Wikipedia-Artikel zur Maschinenfabrik Buckau R. Wolf

Mit der Verwendung des KAW wollen wir die Aufmerksamkeit auf Schicksale eben jener Menschen richten, die versklavt & umgebracht wurden. Einige dieser Menschen leisteten nicht nur Zwangsarbeit, nein, sie leisteten aktiv Widerstand gegen das System der lebensbedrohenden Ausbeutung.

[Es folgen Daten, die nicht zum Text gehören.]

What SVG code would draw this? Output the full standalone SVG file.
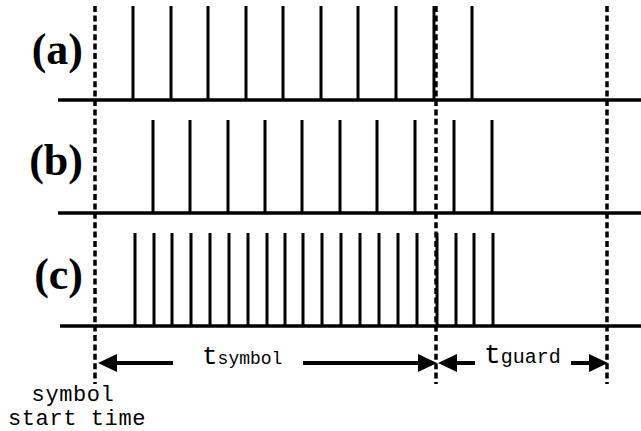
<svg xmlns="http://www.w3.org/2000/svg" width="641" height="431" viewBox="0 0 641 431">
<style>
.base{stroke:#000;stroke-width:3.5;fill:none}
.spike{stroke:#000;stroke-width:3;fill:none}
.dash{stroke:#000;stroke-width:3.5;stroke-dasharray:6 3.4;fill:none}
.arr{stroke:#000;stroke-width:4;fill:none;marker-end:url(#head)}
.lbl{font-family:"Liberation Serif","Times New Roman",serif;font-weight:bold;font-size:44px;fill:#000;text-anchor:end}
.mono{font-family:"Liberation Mono","Courier New",monospace;fill:#000}
</style>
<defs>
<marker id="head" viewBox="0 -9 19 18" refX="0" refY="0" markerWidth="19" markerHeight="18" markerUnits="userSpaceOnUse" orient="auto">
<path d="M0,-9 L19,0 L0,9 z" fill="#000"/>
</marker>
</defs>
<rect width="641" height="431" fill="#fff"/>
<g id="row-a">
<line class="base" x1="58" y1="100" x2="641" y2="100"/>
<path class="spike" d="M133,6V100M171,6V100M208,6V100M246,6V100M283,6V100M321,6V100M358,6V100M396,6V100M434,6V100M472,6V100"/>
<text class="lbl" x="83" y="64">(a)</text>
</g>
<g id="row-b">
<line class="base" x1="58" y1="213" x2="641" y2="213"/>
<path class="spike" d="M153,120V213M190,120V213M228,120V213M265,120V213M302,120V213M340,120V213M377,120V213M415,120V213M454,120V213M492,120V213"/>
<text class="lbl" x="83" y="175">(b)</text>
</g>
<g id="row-c">
<line class="base" x1="60" y1="326" x2="641" y2="326"/>
<path class="spike" d="M135,233V326M154,233V326M172,233V326M191,233V326M210,233V326M229,233V326M248,233V326M267,233V326M285,233V326M303,233V326M322,233V326M341,233V326M360,233V326M379,233V326M398,233V326M417,233V326M437,233V326M456,233V326M474,233V326M493,233V326"/>
<text class="lbl" x="83" y="289">(c)</text>
</g>
<g id="markers">
<line class="dash" x1="95" y1="6" x2="95" y2="384"/>
<line class="dash" x1="436" y1="6" x2="436" y2="384"/>
<line class="dash" x1="607" y1="6" x2="607" y2="384"/>
</g>
<g id="connectors">
<line class="arr" x1="173" y1="363" x2="117" y2="363"/>
<line class="arr" x1="303" y1="363" x2="418" y2="363"/>
<line class="arr" x1="475" y1="363" x2="457" y2="363"/>
<line class="arr" x1="571" y1="363" x2="589" y2="363"/>
</g>
<g id="t-symbol">
<text class="mono" x="202" y="364"><tspan font-size="26">t</tspan><tspan font-size="18">symbol</tspan></text>
</g>
<g id="t-guard">
<text class="mono" x="484" y="363"><tspan font-size="28">t</tspan><tspan font-size="20">guard</tspan></text>
</g>
<g id="start-label">
<text class="mono" font-size="22" x="73" y="401" text-anchor="middle" letter-spacing="0.6">symbol</text>
<text class="mono" font-size="22" x="77" y="425" text-anchor="middle" letter-spacing="0.6">start time</text>
</g>
</svg>
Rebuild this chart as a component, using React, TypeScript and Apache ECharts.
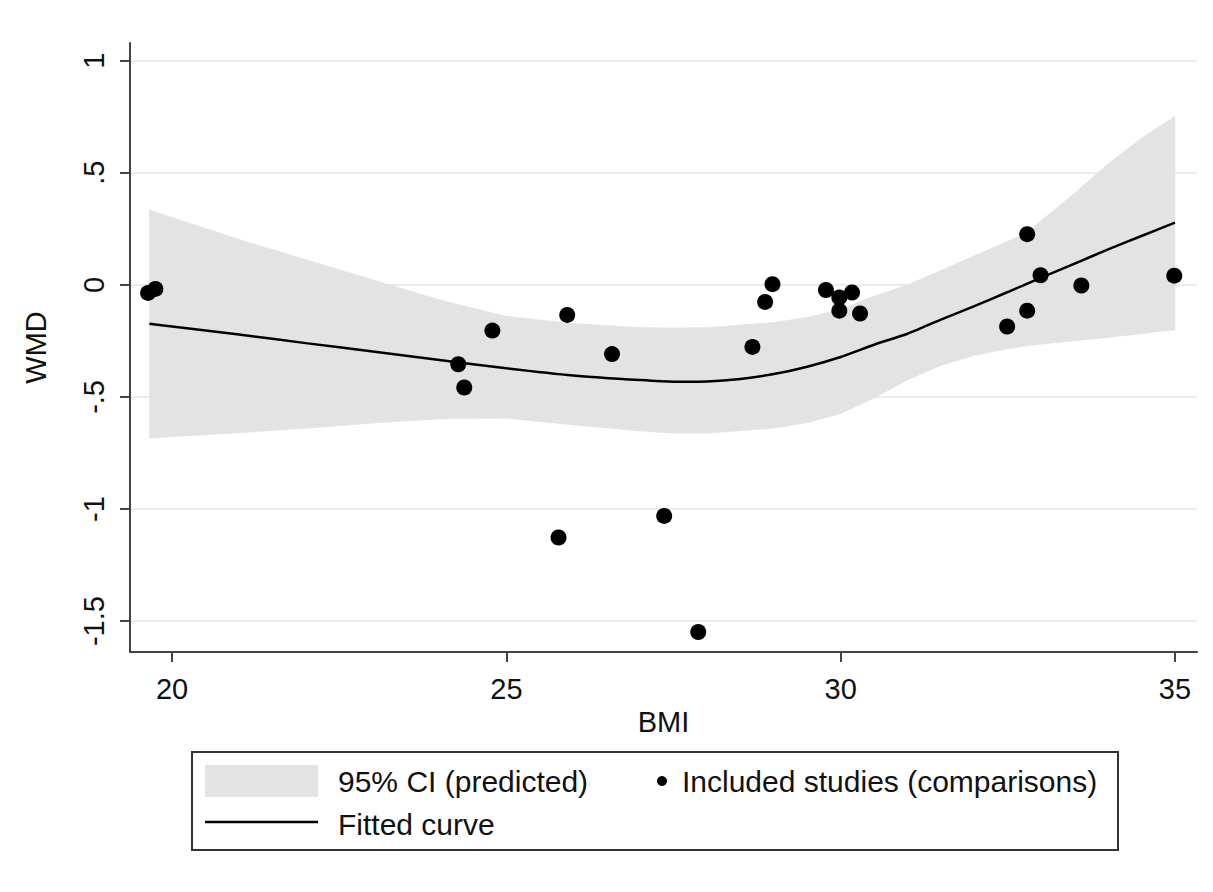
import React, { useEffect, useRef } from "react";
import * as echarts from "echarts";

// Included studies (comparisons)
const studyBMI = [19.64, 19.75, 24.28, 24.37, 24.79, 25.91, 25.78, 26.58, 27.36, 27.87, 28.68, 28.87, 28.98, 29.78, 29.98, 30.17, 29.98, 30.29, 32.49, 32.79, 32.79, 32.99, 33.6, 34.99];
const studyWMD = [-0.036, -0.018, -0.354, -0.458, -0.204, -0.134, -1.127, -0.309, -1.031, -1.549, -0.277, -0.076, 0.003, -0.023, -0.056, -0.034, -0.115, -0.128, -0.186, 0.226, -0.115, 0.043, -0.003, 0.041];

// 95% CI (predicted)
const ciBMI = [19.66, 20, 21, 22, 23, 24, 25, 26, 27, 27.5, 28, 29, 29.5, 30, 30.5, 31, 31.5, 32, 32.5, 32.8, 33, 33.5, 34, 34.5, 35];
const ciUpper = [0.335, 0.301, 0.203, 0.113, 0.023, -0.066, -0.14, -0.172, -0.19, -0.192, -0.19, -0.168, -0.145, -0.11, -0.05, 0.0, 0.065, 0.13, 0.195, 0.235, 0.287, 0.41, 0.54, 0.655, 0.752];
const ciLower = [-0.684, -0.678, -0.66, -0.64, -0.617, -0.598, -0.595, -0.625, -0.652, -0.662, -0.662, -0.64, -0.615, -0.575, -0.505, -0.425, -0.36, -0.315, -0.285, -0.272, -0.265, -0.25, -0.235, -0.218, -0.2];

// Fitted curve
const fitBMI = [19.66, 20, 21, 22, 23, 24, 25, 26, 27, 27.5, 28, 28.5, 29, 29.5, 30, 30.5, 31, 31.5, 32, 32.5, 33, 33.5, 34, 34.5, 35];
const fitWMD = [-0.174, -0.186, -0.222, -0.26, -0.297, -0.335, -0.372, -0.404, -0.425, -0.432, -0.431, -0.42, -0.398, -0.365, -0.322, -0.267, -0.218, -0.155, -0.095, -0.032, 0.032, 0.095, 0.158, 0.218, 0.278];

// Axis ticks
const xTicks = [20, 25, 30, 35];
const yTicks = [-1.5, -1, -0.5, 0, 0.5, 1];
const yTickLabels = ["-1.5", "-1", "-.5", "0", ".5", "1"];

const FONT = "'Liberation Sans', Arial, Helvetica, sans-serif";

export default function App() {
  const ref = useRef<HTMLDivElement>(null);
  useEffect(() => {
    document.body.style.margin = "0";
    const chart = echarts.init(ref.current!, null, { renderer: "svg" });
    const axisLine = { show: true, onZero: false, lineStyle: { color: "#444444", width: 2 } };
    const axisTick = { show: true, length: 10, lineStyle: { color: "#444444", width: 2 } };
    const option: any = {
      animation: false,
      backgroundColor: "#ffffff",
      textStyle: { fontFamily: FONT },
      grid: { left: 130, right: 16, top: 43, bottom: 240, containLabel: false },
      xAxis: {
        type: "value",
        min: 19.37,
        max: 35.33,
        name: "BMI",
        nameLocation: "middle",
        nameGap: 52,
        nameTextStyle: { fontFamily: FONT, fontSize: 29, color: "#111" },
        axisLine,
        axisTick: { ...axisTick, customValues: xTicks },
        axisLabel: {
          customValues: xTicks,
          margin: 22,
          fontFamily: FONT,
          fontSize: 29,
          color: "#111",
          formatter: (v: number) => String(v),
        },
        splitLine: { show: false },
      },
      yAxis: {
        type: "value",
        min: -1.638,
        max: 1.079,
        name: "WMD",
        nameLocation: "middle",
        nameGap: 80,
        nameTextStyle: { fontFamily: FONT, fontSize: 29, color: "#111" },
        axisLine,
        axisTick: { ...axisTick, customValues: yTicks },
        axisLabel: {
          customValues: yTicks,
          rotate: 90,
          margin: 22,
          fontFamily: FONT,
          fontSize: 29,
          color: "#111",
          formatter: (v: number) => {
            let best = 0;
            yTicks.forEach((t, i) => {
              if (Math.abs(t - v) < Math.abs(yTicks[best] - v)) best = i;
            });
            return yTickLabels[best];
          },
        },
        splitLine: { show: true, lineStyle: { color: "#e4eef0", width: 2 } },
      },
      series: [
        {
          type: "custom",
          name: "95% CI (predicted)",
          silent: true,
          z: 1,
          data: [0],
          renderItem: (_params: any, api: any) => {
            const up = ciBMI.map((x, i) => api.coord([x, ciUpper[i]]));
            const lo = ciBMI.map((x, i) => api.coord([x, ciLower[i]])).reverse();
            return {
              type: "polygon",
              shape: { points: up.concat(lo) },
              style: { fill: "#e3e3e3", stroke: "#e3e3e3", lineWidth: 0.5 },
            };
          },
        },
        {
          type: "line",
          name: "Fitted curve",
          z: 3,
          showSymbol: false,
          symbol: "none",
          smooth: 0.2,
          data: fitBMI.map((x, i) => [x, fitWMD[i]]),
          lineStyle: { color: "#000000", width: 2.5 },
        },
        {
          type: "scatter",
          name: "Included studies (comparisons)",
          z: 4,
          symbol: "circle",
          symbolSize: 16,
          data: studyBMI.map((x, i) => [x, studyWMD[i]]),
          itemStyle: { color: "#000000", opacity: 1 },
        },
      ],
      graphic: [
        {
          type: "rect",
          shape: { x: 192, y: 752, width: 926, height: 98 },
          style: { fill: "#ffffff", stroke: "#333333", lineWidth: 2 },
        },
        {
          type: "rect",
          shape: { x: 205, y: 765, width: 113, height: 32 },
          style: { fill: "#e3e3e3" },
        },
        {
          type: "text",
          x: 338,
          y: 781,
          style: { text: "95% CI (predicted)", font: `30px ${FONT}`, fill: "#111", verticalAlign: "middle", align: "left" },
        },
        {
          type: "circle",
          shape: { cx: 662, cy: 781, r: 5 },
          style: { fill: "#000000" },
        },
        {
          type: "text",
          x: 682,
          y: 781,
          style: { text: "Included studies (comparisons)", font: `30px ${FONT}`, fill: "#111", verticalAlign: "middle", align: "left" },
        },
        {
          type: "line",
          shape: { x1: 205, y1: 822, x2: 318, y2: 822 },
          style: { stroke: "#000000", lineWidth: 2.5 },
        },
        {
          type: "text",
          x: 338,
          y: 824,
          style: { text: "Fitted curve", font: `30px ${FONT}`, fill: "#111", verticalAlign: "middle", align: "left" },
        },
      ],
    };
    chart.setOption(option);
    return () => chart.dispose();
  }, []);
  return <div ref={ref} style={{ width: 1213, height: 892 }} />;
}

„Trotz Repression, Denunziation, Orientierungslosigkeit und der verheerenden Lebensbedingungen in der besetzten und ausgeplünderten Heimat versuchten Zwangsarbeiterinnen und Zwangsarbeiter immer wieder zu fliehen; auch gab es Ansätze zu Widerstand und Sabotage.“

zwangsarbeit-archiv.de

„Als Sabotage wurde im NS alles gewertet, was die Arbeitsproduktivität gefährdete: die sog. ‚Bummelei‘ (also angeblich absichtliches langsames Arbeiten); auch gab es gezielte Zerstörung von Maschinen oder Material. Als Sabotage galten auch einfache Bedienungsfehler aus Erschöpfung oder Unwissenheit (z.B. wenn beim Säubern oder Wechseln ein Bohrer brach). Andere verweigerten bewusst die Arbeit (privater Streik). Häufiges Kranksein werteten die Nazis auch als Sabotage, genauso ein Streit mit dem Vorarbeiter oder Meister.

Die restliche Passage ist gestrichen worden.